The rp-process is responsible for powering Type-I X-ray bursts on neutron stars, and germanium-64 is a crucial nuclide in this nuclear reaction sequence. Its position as a “crossroad” in the nuclear reaction process makes it vital for determining the X-ray flux produced during an X-ray burst. Precise measurements of the masses of other nuclei around germanium-64 are also necessary for understanding neutron stars’ properties.
However, measuring these short-lived nuclei with extreme low production yield has been a significant challenge until now. After over a decade of effort, the researchers from the Storage Ring Nuclear Physics Group at IMP have developed an ultrasensitive mass spectrometry technique called Bρ-defined isochronous mass spectrometry (Bρ-IMS). This method is conducted at the Cooler Storage Ring (CSR) of the Heavy Ion Research Facility in Lanzhou (HIRFL) and can efficiently measure short-lived nuclei while being background-free in the measured spectrum. According to Prof. Wang Meng from IMP, the technique can determine a single nuclide’s mass within a millisecond after production with high precision.
The scientists have successfully conducted precise measurements of the masses of several nuclei, including arsenic-64, arsenic-65, selenium-66, selenium-67 and germanium-63, which have provided insight into the nuclear reaction energy related to germanium-64, a critical waiting-point nucleus. The team used these new mass measurements as inputs for X-ray burst model calculations, which revealed changes in the rapid proton capture nucleosynthesis process path, leading to an increased peak luminosity and a prolonged tail duration of the X-ray burst light curve on the surface of the neutron star.
Furthermore, the comparison of model calculations with observed X-ray bursts from GS 1826-24 led to an increase in the distance from Earth to the burster by 6.5%, and a reduction of the neutron star surface gravitational redshift coefficient by 4.8%, indicating a lower density of the neutron star than expected. Additionally, the composition changes of the rapid proton capture nucleosynthesis process reaction products suggested a higher temperature of the neutron star’s outer shell than previously believed after the X-ray burst.
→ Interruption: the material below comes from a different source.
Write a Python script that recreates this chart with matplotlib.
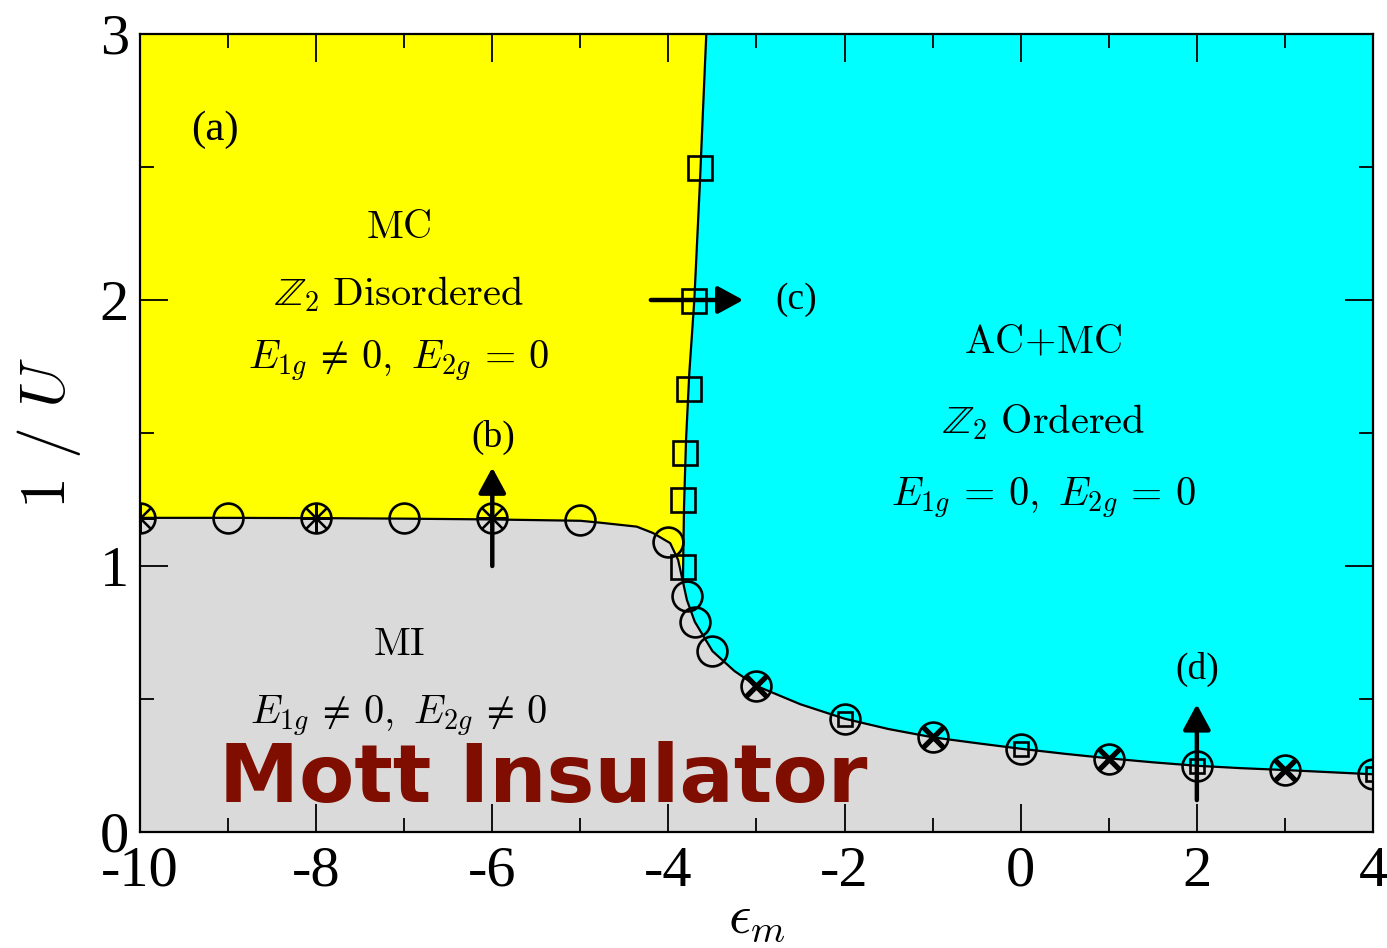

The study provides significant implications for the investigation of neutron star properties, which is an important frontier topic in physics research. “Our precise nuclear mass measurement has allowed us to obtain a more accurate X-ray burst light curve on the neutron star surface, which has enabled us to establish new constraints on the mass and radius relationship of neutron stars,” commented Prof. Zhang Yuhu from IMP.